Cremos que o legislador impôs penas privativas de liberdade mais elevadas para o homicídio culposo que a lesão culposa no trânsito, obviamente porque aquele delito é ofensivamente mais grave e deve ser assim com a aplicação da pena de multa e a da “suspensão e/ou proibição”.

O renomado Nucci nos ensina: “[…] as penas devem ser harmônicas com a gravidade da infração penal cometida, não tendo cabimento o exagero, nem tampouco a extrema liberalidade na cominação das penas nos tipos penais incriminadores” [grifo nosso].1

Vemos que não atende ao princípio da proporcionalidade a fixação de um mesmo mínimo de 2 meses para a pena de “suspensão ou proibição” tanto no crime do art. 302 como no crime do art. 303.

Willis Santiago2 destaca, como marco histórico para o surgimento da formação política (Estado de Direito), a Magna Charta inglesa, de 1215, na qual aparece com clareza: “O homem livre não deve ser punido por um delito menor, senão na medida desse delito, e por um grave delito ele deve ser punido de acordo com a gravidade do delito” [grifo nosso].
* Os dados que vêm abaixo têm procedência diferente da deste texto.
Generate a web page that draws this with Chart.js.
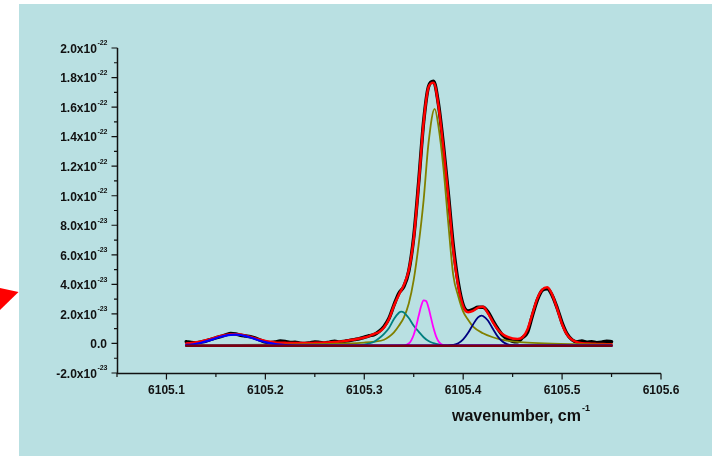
<!DOCTYPE html>
<html>
<head>
<meta charset="utf-8">
<title>wavenumber spectrum</title>
<script src="https://cdn.jsdelivr.net/npm/chart.js@4.4.1/dist/chart.umd.min.js"></script>
<style>
    html, body { margin: 0; padding: 0; background: #ffffff; }
    canvas { display: block; }
</style>
</head>
<body>
<canvas id="line_chart" width="712" height="456"></canvas>
<script>
// intensities are in units of 1e-23
const wavenumber = [
    6105.120, 6105.125, 6105.130, 6105.135, 6105.140, 6105.145, 6105.150, 6105.155, 6105.160, 6105.165,
    6105.170, 6105.175, 6105.180, 6105.185, 6105.190, 6105.195, 6105.200, 6105.205, 6105.210, 6105.215,
    6105.220, 6105.225, 6105.230, 6105.235, 6105.240, 6105.245, 6105.250, 6105.255, 6105.260, 6105.265,
    6105.270, 6105.275, 6105.280, 6105.285, 6105.290, 6105.295, 6105.300, 6105.305, 6105.310, 6105.315,
    6105.320, 6105.325, 6105.330, 6105.335, 6105.340, 6105.345, 6105.350, 6105.355, 6105.360, 6105.365,
    6105.370, 6105.375, 6105.380, 6105.385, 6105.390, 6105.395, 6105.400, 6105.405, 6105.410, 6105.415,
    6105.420, 6105.425, 6105.430, 6105.435, 6105.440, 6105.445, 6105.450, 6105.455, 6105.460, 6105.465,
    6105.470, 6105.475, 6105.480, 6105.485, 6105.490, 6105.495, 6105.500, 6105.505, 6105.510, 6105.515,
    6105.520, 6105.525, 6105.530, 6105.535, 6105.540, 6105.545, 6105.550
];

const measured = [
    0.12, 0.06, 0.04, 0.10, 0.17, 0.28, 0.38, 0.47, 0.58, 0.68,
    0.64, 0.55, 0.50, 0.45, 0.36, 0.22, 0.10, 0.05, 0.10, 0.16,
    0.13, 0.06, 0.08, 0.02, 0.00, 0.04, 0.10, 0.07, 0.03, 0.09,
    0.15, 0.10, 0.14, 0.20, 0.26, 0.32, 0.42, 0.52, 0.60, 0.82,
    1.15, 1.70, 2.60, 3.40, 3.85, 4.90, 7.20, 10.9, 15.0, 17.4,
    17.75, 16.2, 13.4, 10.1, 6.6, 4.1, 2.6, 2.2, 2.3, 2.45,
    2.45, 2.15, 1.55, 1.00, 0.55, 0.30, 0.15, 0.12, 0.40, 0.75,
    1.9, 2.95, 3.6, 3.7, 3.25, 2.4, 1.4, 0.65, 0.25, 0.10,
    0.16, 0.08, 0.12, 0.05, 0.08, 0.15, 0.12
];

const fitTotal = [
    0.00, 0.03, 0.08, 0.14, 0.22, 0.31, 0.41, 0.50, 0.57, 0.62,
    0.63, 0.60, 0.53, 0.44, 0.34, 0.25, 0.17, 0.11, 0.07, 0.05,
    0.04, 0.03, 0.03, 0.03, 0.03, 0.03, 0.04, 0.05, 0.06, 0.08,
    0.10, 0.13, 0.16, 0.21, 0.27, 0.33, 0.40, 0.50, 0.64, 0.78,
    1.08, 1.65, 2.55, 3.30, 3.95, 4.95, 7.10, 10.8, 14.95, 17.35,
    17.65, 16.1, 13.2, 9.9, 6.3, 3.9, 2.5, 2.12, 2.2, 2.42,
    2.48, 2.05, 1.45, 0.95, 0.62, 0.44, 0.34, 0.31, 0.42, 0.95,
    2.0, 3.05, 3.65, 3.8, 3.3, 2.35, 1.3, 0.6, 0.25, 0.09,
    0.02, 0.00, -0.02, -0.03, -0.04, -0.05, -0.05
];

// fitted components
const peak1X = [6105.12, 6105.125, 6105.13, 6105.135, 6105.14, 6105.145, 6105.15, 6105.155, 6105.16, 6105.165, 6105.17, 6105.175, 6105.18, 6105.185, 6105.19, 6105.195, 6105.20, 6105.205, 6105.21, 6105.215, 6105.22, 6105.23, 6105.55];
const peak1Y = [-0.10, -0.07, -0.02, 0.05, 0.14, 0.24, 0.35, 0.45, 0.53, 0.58, 0.60, 0.57, 0.50, 0.40, 0.29, 0.18, 0.09, 0.02, -0.04, -0.08, -0.11, -0.14, -0.15];

const peak2X = [6105.12, 6105.29, 6105.30, 6105.305, 6105.31, 6105.315, 6105.32, 6105.325, 6105.33, 6105.335, 6105.3375, 6105.34, 6105.345, 6105.35, 6105.355, 6105.36, 6105.365, 6105.37, 6105.375, 6105.38, 6105.39, 6105.55];
const peak2Y = [-0.15, -0.13, -0.08, 0.00, 0.12, 0.35, 0.65, 1.05, 1.65, 2.08, 2.16, 2.10, 1.72, 1.20, 0.80, 0.42, 0.16, 0.02, -0.07, -0.11, -0.14, -0.15];

const peak3X = [6105.12, 6105.33, 6105.34, 6105.345, 6105.3475, 6105.35, 6105.3525, 6105.355, 6105.3575, 6105.36, 6105.3625, 6105.365, 6105.3675, 6105.37, 6105.3725, 6105.375, 6105.3775, 6105.38, 6105.385, 6105.55];
const peak3Y = [-0.15, -0.15, -0.14, 0.00, 0.21, 0.59, 1.17, 1.87, 2.53, 2.91, 2.87, 2.41, 1.73, 1.04, 0.50, 0.15, -0.03, -0.11, -0.14, -0.15];

const peak4X = [6105.12, 6105.20, 6105.25, 6105.28, 6105.30, 6105.31, 6105.32, 6105.325, 6105.33, 6105.335, 6105.34, 6105.345, 6105.35, 6105.355, 6105.36, 6105.365, 6105.3712, 6105.375, 6105.38, 6105.385, 6105.39, 6105.395, 6105.40, 6105.405, 6105.41, 6105.42, 6105.43, 6105.44, 6105.45, 6105.465, 6105.49, 6105.52, 6105.55];
const peak4Y = [-0.12, -0.08, -0.05, 0.00, 0.06, 0.12, 0.25, 0.45, 0.75, 1.20, 1.75, 2.70, 4.30, 6.70, 9.70, 13.6, 15.88, 14.7, 11.9, 8.1, 4.6, 3.2, 2.15, 1.6, 1.14, 0.69, 0.42, 0.24, 0.14, 0.05, -0.02, -0.05, -0.08];

const peak5X = [6105.12, 6105.38, 6105.385, 6105.39, 6105.395, 6105.40, 6105.405, 6105.41, 6105.415, 6105.4185, 6105.42, 6105.425, 6105.43, 6105.435, 6105.44, 6105.445, 6105.45, 6105.455, 6105.55];
const peak5Y = [-0.15, -0.15, -0.14, -0.10, 0.01, 0.27, 0.72, 1.29, 1.76, 1.88, 1.86, 1.55, 0.99, 0.46, 0.11, -0.06, -0.12, -0.14, -0.15];

const baselineX = [6105.12, 6105.55];
const baselineY = [-0.15, -0.15];

// axis ticks
const xTicks = [6105.1, 6105.2, 6105.3, 6105.4, 6105.5, 6105.6];
const xTickLabels = ['6105.1', '6105.2', '6105.3', '6105.4', '6105.5', '6105.6'];
const xMinorTicks = [6105.05, 6105.15, 6105.25, 6105.35, 6105.45, 6105.55];

const yTicks = [-2, 0, 2, 4, 6, 8, 10, 12, 14, 16, 18, 20];
const yTickLabels = ['-2.0', '0.0', '2.0', '4.0', '6.0', '8.0', '1.0', '1.2', '1.4', '1.6', '1.8', '2.0'];
const yTickExponents = ['-23', '', '-23', '-23', '-23', '-23', '-22', '-22', '-22', '-22', '-22', '-22'];
const yMinorTicks = [-1, 1, 3, 5, 7, 9, 11, 13, 15, 17, 19];

const axisTitle = 'wavenumber, cm';
const axisTitleExp = '-1';

function toPoints(xs, ys) {
    return xs.map(function (x, i) { return { x: x, y: ys[i] }; });
}

function line(label, xs, ys, color, width, order) {
    return {
        label: label,
        data: toPoints(xs, ys),
        borderColor: color,
        borderWidth: width,
        pointRadius: 0,
        fill: false,
        cubicInterpolationMode: 'monotone',
        borderJoinStyle: 'round',
        borderCapStyle: 'round',
        order: order
    };
}

const FONT = '"Liberation Sans", Arial, sans-serif';

const frame = {
    id: 'frame',
    beforeDraw: function (chart) {
        var ctx = chart.ctx;
        ctx.save();
        ctx.fillStyle = '#ffffff';
        ctx.fillRect(0, 0, chart.width, chart.height);
        ctx.fillStyle = '#b9e0e2';
        ctx.fillRect(19, 4, chart.width - 19, chart.height - 4);
        // red pointer on the left margin
        ctx.fillStyle = '#ff0000';
        ctx.beginPath();
        ctx.moveTo(0, 288);
        ctx.lineTo(18.5, 292);
        ctx.lineTo(0, 310);
        ctx.closePath();
        ctx.fill();
        ctx.restore();
    },
    afterDraw: function (chart) {
        var ctx = chart.ctx;
        var xs = chart.scales.x, ys = chart.scales.y;
        var area = chart.chartArea;
        var x0 = Math.round(area.left) + 0.5, y0 = Math.round(area.bottom) + 0.5;
        ctx.save();
        ctx.strokeStyle = '#111111';
        ctx.lineWidth = 1.5;
        ctx.beginPath();
        ctx.moveTo(x0, area.top);
        ctx.lineTo(x0, y0);
        ctx.lineTo(area.right, y0);
        ctx.stroke();

        ctx.lineWidth = 1.2;
        ctx.beginPath();
        yTicks.forEach(function (v) {
            var p = ys.getPixelForValue(v);
            ctx.moveTo(x0, p); ctx.lineTo(x0 - 6, p);
        });
        yMinorTicks.forEach(function (v) {
            var p = ys.getPixelForValue(v);
            ctx.moveTo(x0, p); ctx.lineTo(x0 - 3.5, p);
        });
        xTicks.forEach(function (v) {
            var p = xs.getPixelForValue(v);
            ctx.moveTo(p, y0); ctx.lineTo(p, y0 + 6);
        });
        xMinorTicks.forEach(function (v) {
            var p = xs.getPixelForValue(v);
            ctx.moveTo(p, y0); ctx.lineTo(p, y0 + 3.5);
        });
        ctx.stroke();

        ctx.fillStyle = '#111111';
        var right = x0 - 10;
        yTicks.forEach(function (v, i) {
            var p = ys.getPixelForValue(v);
            var exp = yTickExponents[i];
            var expW = 0;
            if (exp) {
                ctx.font = 'bold 7px ' + FONT;
                expW = ctx.measureText(exp).width;
                ctx.textAlign = 'left';
                ctx.textBaseline = 'top';
                ctx.fillText(exp, right - expW, p - 8);
            }
            ctx.font = 'bold 12px ' + FONT;
            ctx.textAlign = 'right';
            ctx.textBaseline = 'middle';
            ctx.fillText(exp ? yTickLabels[i] + 'x10' : yTickLabels[i], right - expW - 0.5, p + 1.5);
        });

        ctx.font = 'bold 12px ' + FONT;
        ctx.textAlign = 'center';
        ctx.textBaseline = 'middle';
        xTicks.forEach(function (v, i) {
            ctx.fillText(xTickLabels[i], xs.getPixelForValue(v), y0 + 17);
        });

        ctx.font = 'bold 16px ' + FONT;
        ctx.textAlign = 'left';
        ctx.textBaseline = 'alphabetic';
        var tx = area.right - 209;
        ctx.fillText(axisTitle, tx, y0 + 47);
        var tw = ctx.measureText(axisTitle).width;
        ctx.font = 'bold 9px ' + FONT;
        ctx.fillText(axisTitleExp, tx + tw + 1, y0 + 37);
        ctx.restore();
    }
};

function getChartConfig() {
    return {
        type: 'line',
        data: {
            datasets: [
                line('measured', wavenumber, measured, '#000000', 3.5, 9),
                line('fit', wavenumber, fitTotal, '#ff0000', 2.5, 8),
                line('peak 4', peak4X, peak4Y, '#808000', 1.8, 7),
                line('peak 2', peak2X, peak2Y, '#008080', 1.8, 6),
                line('peak 3', peak3X, peak3Y, '#ff00ff', 1.8, 5),
                line('peak 5', peak5X, peak5Y, '#000080', 1.8, 4),
                line('peak 1', peak1X, peak1Y, '#0000ff', 2.2, 3),
                line('baseline', baselineX, baselineY, '#7a0010', 2.5, 2)
            ]
        },
        options: {
            responsive: false,
            animation: false,
            devicePixelRatio: 1,
            layout: { padding: { left: 117, right: 51, top: 48, bottom: 83 } },
            scales: {
                x: { type: 'linear', min: 6105.05, max: 6105.6, display: false },
                y: { type: 'linear', min: -2, max: 20, display: false }
            },
            plugins: {
                legend: { display: false },
                tooltip: { enabled: false }
            }
        },
        plugins: [frame]
    };
}

new Chart(document.getElementById('line_chart').getContext('2d'), getChartConfig());
</script>
</body>
</html>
Ora, aplicar uma mesma pena para réus condenados em diferentes delitos, como homicídio culposo e a lesão culposa, não se coaduna com a construção de um direito penal sempre mais justo, exigido pelo nosso tempo em pleno século XXI.

“Direito injusto não é Direito. Poderá ser convenção humana, vontade de uma assembleia ou imposição de um ditador, mas, apesar dessa forma jurídica, apesar de ser elaborado segundo a técnica jurídica, ter todas as características formais da norma jurídica, se não tiver conteúdo justo, não é Direito. [grifo nosso]3

Notas _____________________________________________________________________
1 NUCCI, Guilherme de Souza. Código penal comentado. São Paulo: Ed. Revista dos Tribunais, 2012.
2 SANTIAGO, Willis. Teoria processual da constituição. São Paulo: Celso Bastos Editor, Instituto Brasileiro de Direito Constitucional, 2000. p. 75-76.
3 MENDONÇA, Jacy de Souza. O curso de filosofia do direito do professor Armando Câmara. Porto Alegre: Sergio Antonio Fabris, 1999. p. 127.